▶ **Provided records**:
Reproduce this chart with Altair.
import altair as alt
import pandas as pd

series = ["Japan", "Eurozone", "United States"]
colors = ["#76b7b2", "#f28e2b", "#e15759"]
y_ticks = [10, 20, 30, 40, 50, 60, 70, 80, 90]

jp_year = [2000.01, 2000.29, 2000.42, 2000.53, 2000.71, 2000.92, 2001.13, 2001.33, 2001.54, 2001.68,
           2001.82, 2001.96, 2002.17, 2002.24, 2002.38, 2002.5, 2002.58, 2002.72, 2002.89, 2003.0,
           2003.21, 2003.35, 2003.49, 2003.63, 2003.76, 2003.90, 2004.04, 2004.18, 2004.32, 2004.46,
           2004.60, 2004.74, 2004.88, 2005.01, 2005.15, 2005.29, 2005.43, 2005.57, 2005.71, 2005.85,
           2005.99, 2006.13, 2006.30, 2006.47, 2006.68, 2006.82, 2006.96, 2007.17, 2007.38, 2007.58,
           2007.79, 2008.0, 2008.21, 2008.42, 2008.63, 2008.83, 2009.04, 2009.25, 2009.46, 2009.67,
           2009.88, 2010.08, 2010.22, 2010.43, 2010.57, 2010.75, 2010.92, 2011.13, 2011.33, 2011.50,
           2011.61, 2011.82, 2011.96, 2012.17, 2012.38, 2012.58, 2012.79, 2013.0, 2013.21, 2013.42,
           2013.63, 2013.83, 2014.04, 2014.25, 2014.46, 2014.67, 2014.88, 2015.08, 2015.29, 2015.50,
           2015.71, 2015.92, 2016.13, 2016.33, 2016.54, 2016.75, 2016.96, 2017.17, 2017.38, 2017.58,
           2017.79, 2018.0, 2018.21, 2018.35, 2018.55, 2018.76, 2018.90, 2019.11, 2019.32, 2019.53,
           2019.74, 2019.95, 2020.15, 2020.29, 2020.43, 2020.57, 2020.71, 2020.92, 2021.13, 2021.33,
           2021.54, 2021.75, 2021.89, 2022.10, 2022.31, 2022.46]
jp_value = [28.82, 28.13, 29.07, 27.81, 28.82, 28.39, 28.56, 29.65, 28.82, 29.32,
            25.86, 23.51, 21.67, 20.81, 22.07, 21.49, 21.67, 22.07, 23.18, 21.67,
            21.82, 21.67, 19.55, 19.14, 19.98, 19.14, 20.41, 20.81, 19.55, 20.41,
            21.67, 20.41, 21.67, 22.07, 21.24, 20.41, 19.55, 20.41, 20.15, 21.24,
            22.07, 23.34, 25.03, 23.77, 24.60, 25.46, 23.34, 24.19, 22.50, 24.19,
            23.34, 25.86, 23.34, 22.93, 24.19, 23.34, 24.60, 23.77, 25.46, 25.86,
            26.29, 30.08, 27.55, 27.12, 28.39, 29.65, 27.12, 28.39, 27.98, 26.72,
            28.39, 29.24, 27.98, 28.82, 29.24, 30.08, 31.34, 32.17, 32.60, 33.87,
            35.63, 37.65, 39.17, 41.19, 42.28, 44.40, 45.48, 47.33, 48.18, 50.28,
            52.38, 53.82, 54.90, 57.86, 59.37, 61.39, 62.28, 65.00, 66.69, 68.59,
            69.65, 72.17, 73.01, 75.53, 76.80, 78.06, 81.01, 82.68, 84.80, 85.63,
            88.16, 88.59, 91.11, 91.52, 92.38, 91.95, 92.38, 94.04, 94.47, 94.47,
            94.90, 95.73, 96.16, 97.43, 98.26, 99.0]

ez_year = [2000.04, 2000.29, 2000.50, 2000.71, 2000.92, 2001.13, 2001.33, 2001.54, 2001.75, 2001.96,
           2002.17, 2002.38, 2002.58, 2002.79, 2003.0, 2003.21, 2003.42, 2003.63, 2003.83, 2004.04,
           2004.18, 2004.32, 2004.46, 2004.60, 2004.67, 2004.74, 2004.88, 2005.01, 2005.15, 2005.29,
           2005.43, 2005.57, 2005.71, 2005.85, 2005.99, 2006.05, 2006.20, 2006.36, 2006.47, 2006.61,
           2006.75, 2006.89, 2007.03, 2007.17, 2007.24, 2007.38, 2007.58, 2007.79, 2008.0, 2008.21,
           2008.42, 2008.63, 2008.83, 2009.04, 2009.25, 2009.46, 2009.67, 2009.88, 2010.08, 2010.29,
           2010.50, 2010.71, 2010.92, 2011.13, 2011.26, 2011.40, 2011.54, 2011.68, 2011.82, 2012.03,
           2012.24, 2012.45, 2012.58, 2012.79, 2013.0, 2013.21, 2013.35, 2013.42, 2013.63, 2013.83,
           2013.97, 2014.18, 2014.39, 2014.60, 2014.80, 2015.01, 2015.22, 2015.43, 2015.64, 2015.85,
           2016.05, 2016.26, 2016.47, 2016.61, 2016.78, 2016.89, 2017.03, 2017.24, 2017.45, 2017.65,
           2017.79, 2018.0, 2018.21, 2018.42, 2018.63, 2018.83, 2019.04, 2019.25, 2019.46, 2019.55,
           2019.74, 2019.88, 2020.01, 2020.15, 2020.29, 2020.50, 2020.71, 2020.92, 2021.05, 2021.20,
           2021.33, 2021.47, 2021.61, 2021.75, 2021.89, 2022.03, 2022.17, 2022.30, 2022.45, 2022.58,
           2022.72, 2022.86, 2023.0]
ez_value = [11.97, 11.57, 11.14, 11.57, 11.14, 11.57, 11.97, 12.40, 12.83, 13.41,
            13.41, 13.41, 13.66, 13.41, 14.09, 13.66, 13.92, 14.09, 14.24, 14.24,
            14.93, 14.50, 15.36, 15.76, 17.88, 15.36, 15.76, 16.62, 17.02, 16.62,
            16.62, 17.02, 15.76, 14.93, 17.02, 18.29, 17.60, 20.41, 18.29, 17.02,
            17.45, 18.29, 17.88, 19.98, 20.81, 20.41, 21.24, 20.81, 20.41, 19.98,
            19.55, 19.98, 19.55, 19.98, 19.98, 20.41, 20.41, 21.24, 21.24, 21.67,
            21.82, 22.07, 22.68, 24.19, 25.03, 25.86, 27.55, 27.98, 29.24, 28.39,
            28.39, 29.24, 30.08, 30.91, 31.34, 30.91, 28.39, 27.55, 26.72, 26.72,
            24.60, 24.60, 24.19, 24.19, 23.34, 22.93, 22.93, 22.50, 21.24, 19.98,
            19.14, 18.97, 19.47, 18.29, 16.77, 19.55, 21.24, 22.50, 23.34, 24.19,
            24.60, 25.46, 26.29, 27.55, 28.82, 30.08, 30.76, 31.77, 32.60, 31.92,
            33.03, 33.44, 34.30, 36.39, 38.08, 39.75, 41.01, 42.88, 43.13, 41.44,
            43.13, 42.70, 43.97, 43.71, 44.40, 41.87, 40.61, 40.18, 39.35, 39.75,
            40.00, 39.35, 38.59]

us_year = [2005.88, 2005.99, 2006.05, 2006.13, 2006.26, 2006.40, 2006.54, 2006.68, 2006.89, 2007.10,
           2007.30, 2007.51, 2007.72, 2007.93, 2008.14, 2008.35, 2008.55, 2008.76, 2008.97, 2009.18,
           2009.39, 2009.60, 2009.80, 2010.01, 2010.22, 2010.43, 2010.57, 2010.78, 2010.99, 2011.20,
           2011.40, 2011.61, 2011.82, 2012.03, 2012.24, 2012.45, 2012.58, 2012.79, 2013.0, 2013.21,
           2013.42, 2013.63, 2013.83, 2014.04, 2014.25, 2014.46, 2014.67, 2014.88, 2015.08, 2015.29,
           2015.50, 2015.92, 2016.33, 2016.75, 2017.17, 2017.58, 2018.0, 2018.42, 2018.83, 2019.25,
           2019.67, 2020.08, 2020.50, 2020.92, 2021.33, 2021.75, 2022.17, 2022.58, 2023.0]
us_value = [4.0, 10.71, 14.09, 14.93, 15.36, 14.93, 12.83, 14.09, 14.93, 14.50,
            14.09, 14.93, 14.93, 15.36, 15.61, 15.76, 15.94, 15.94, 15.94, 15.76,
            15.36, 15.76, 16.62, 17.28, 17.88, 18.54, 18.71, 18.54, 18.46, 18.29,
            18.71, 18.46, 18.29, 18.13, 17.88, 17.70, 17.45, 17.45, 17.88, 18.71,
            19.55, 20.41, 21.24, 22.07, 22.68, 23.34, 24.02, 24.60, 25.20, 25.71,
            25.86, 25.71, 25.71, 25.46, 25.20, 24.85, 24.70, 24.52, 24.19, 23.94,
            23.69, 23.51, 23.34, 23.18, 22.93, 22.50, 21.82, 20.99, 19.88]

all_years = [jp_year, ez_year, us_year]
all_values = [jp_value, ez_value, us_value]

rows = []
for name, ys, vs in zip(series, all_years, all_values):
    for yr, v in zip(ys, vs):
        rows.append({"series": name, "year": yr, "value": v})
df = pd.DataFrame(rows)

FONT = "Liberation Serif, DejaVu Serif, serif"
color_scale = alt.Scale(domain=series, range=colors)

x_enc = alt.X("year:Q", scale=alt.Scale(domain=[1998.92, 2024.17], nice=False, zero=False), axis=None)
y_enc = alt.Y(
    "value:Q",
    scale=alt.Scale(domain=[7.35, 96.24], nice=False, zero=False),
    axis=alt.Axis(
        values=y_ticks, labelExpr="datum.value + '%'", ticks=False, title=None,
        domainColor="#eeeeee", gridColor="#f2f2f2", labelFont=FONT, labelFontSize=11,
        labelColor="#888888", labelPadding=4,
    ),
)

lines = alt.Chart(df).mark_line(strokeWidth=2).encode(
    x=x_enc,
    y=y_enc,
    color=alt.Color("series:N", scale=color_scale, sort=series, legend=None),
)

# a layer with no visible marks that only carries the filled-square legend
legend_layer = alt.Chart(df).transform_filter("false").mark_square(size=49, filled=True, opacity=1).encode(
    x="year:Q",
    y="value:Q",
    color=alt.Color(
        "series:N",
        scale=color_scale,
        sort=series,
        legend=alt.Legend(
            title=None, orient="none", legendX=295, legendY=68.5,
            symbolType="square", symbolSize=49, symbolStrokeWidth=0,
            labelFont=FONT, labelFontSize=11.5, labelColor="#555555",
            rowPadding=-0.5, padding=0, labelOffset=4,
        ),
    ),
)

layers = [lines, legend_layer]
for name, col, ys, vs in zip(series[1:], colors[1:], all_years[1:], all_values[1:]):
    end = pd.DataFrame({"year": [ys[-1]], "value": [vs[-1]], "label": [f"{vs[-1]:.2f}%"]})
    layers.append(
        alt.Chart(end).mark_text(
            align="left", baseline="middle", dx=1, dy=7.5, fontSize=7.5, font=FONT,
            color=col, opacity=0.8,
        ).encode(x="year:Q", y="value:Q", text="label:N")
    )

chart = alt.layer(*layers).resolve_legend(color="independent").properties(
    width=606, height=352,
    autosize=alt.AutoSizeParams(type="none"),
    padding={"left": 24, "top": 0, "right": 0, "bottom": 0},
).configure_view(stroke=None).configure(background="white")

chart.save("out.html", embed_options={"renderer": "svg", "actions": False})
==
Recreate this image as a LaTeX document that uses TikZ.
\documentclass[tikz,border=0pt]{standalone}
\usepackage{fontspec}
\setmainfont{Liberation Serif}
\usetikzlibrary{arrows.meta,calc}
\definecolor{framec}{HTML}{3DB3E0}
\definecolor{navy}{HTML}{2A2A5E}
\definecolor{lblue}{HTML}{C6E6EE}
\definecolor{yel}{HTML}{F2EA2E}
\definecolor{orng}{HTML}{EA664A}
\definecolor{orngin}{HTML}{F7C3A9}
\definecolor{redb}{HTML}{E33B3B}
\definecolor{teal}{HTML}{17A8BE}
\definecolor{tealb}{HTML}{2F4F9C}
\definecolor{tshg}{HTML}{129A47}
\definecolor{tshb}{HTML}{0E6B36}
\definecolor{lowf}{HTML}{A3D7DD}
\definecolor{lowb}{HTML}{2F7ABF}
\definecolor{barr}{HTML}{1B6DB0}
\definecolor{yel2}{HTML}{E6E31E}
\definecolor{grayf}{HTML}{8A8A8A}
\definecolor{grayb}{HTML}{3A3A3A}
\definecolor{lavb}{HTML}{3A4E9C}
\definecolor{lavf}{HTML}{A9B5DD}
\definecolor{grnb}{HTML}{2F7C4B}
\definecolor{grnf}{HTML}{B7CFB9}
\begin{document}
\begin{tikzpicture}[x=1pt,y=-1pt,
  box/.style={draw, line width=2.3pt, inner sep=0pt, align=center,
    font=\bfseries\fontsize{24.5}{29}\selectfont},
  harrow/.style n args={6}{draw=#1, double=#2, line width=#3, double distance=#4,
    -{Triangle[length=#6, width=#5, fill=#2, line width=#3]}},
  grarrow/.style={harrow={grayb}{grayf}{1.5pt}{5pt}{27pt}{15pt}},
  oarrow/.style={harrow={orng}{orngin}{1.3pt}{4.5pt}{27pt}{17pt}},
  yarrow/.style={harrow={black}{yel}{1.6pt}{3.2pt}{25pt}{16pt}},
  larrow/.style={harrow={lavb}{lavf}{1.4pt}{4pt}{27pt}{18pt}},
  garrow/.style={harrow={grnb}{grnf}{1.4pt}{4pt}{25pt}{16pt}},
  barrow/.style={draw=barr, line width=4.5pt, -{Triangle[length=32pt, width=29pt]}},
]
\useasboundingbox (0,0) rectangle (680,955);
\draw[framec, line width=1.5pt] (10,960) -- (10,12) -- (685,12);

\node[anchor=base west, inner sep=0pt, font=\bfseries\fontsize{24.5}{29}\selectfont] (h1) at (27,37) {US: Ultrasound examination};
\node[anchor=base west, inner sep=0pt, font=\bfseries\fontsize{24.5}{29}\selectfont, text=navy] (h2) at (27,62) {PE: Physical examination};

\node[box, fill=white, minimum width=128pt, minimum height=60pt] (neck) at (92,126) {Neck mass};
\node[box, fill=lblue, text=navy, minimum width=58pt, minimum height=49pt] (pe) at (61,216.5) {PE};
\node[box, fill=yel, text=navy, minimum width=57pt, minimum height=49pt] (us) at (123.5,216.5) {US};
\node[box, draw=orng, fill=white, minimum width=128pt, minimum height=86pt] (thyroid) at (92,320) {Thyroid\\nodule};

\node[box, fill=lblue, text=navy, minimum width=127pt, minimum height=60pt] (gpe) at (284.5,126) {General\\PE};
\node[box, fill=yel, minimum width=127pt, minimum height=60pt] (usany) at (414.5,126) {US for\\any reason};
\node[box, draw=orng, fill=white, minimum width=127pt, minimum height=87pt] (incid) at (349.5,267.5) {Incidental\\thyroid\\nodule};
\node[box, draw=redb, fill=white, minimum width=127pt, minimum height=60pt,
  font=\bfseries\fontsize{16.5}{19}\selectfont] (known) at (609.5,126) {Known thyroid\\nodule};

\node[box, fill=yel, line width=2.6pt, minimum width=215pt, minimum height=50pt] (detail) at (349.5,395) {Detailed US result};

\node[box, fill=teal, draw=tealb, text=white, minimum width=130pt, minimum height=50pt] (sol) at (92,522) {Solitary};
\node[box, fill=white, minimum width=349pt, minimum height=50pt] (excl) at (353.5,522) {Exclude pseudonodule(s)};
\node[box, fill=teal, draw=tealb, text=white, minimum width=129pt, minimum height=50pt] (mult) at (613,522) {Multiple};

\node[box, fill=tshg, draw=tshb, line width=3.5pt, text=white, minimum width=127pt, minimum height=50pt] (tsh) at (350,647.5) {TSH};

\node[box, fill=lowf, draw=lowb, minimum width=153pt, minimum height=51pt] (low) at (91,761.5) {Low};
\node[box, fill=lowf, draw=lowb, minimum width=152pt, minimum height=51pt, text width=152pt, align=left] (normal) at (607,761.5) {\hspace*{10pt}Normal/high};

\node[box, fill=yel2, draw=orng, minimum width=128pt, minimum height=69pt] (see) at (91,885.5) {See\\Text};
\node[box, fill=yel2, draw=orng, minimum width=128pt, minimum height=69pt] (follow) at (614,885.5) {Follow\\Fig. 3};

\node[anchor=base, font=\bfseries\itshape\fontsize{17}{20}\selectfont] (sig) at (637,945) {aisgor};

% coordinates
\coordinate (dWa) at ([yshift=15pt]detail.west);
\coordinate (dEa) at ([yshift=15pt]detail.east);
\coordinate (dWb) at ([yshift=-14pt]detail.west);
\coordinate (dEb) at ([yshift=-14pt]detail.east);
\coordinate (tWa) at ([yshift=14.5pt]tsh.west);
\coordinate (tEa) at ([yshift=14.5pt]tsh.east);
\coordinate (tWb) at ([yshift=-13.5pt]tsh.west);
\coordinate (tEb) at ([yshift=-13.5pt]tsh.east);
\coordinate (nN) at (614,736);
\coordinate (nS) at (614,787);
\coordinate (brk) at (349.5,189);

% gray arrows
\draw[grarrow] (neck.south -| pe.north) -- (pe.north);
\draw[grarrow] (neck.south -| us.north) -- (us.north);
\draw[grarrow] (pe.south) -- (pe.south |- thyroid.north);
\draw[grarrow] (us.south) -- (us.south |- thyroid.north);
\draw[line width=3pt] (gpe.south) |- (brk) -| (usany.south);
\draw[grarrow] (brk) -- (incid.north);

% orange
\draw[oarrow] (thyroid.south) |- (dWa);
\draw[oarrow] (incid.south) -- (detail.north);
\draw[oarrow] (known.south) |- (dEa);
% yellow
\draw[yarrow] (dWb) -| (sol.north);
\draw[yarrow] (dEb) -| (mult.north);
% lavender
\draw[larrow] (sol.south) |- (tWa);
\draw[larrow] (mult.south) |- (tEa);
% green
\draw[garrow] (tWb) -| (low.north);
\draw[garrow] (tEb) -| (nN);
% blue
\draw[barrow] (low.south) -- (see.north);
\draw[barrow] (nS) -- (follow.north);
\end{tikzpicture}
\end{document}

▶ **Goal of the exercise**:
Pick out every line of the listing containing the word "this", and show those lines.

▶ **Correct answer**:
Reproduce this chart with Altair.
Recreate this image as a LaTeX document that uses TikZ.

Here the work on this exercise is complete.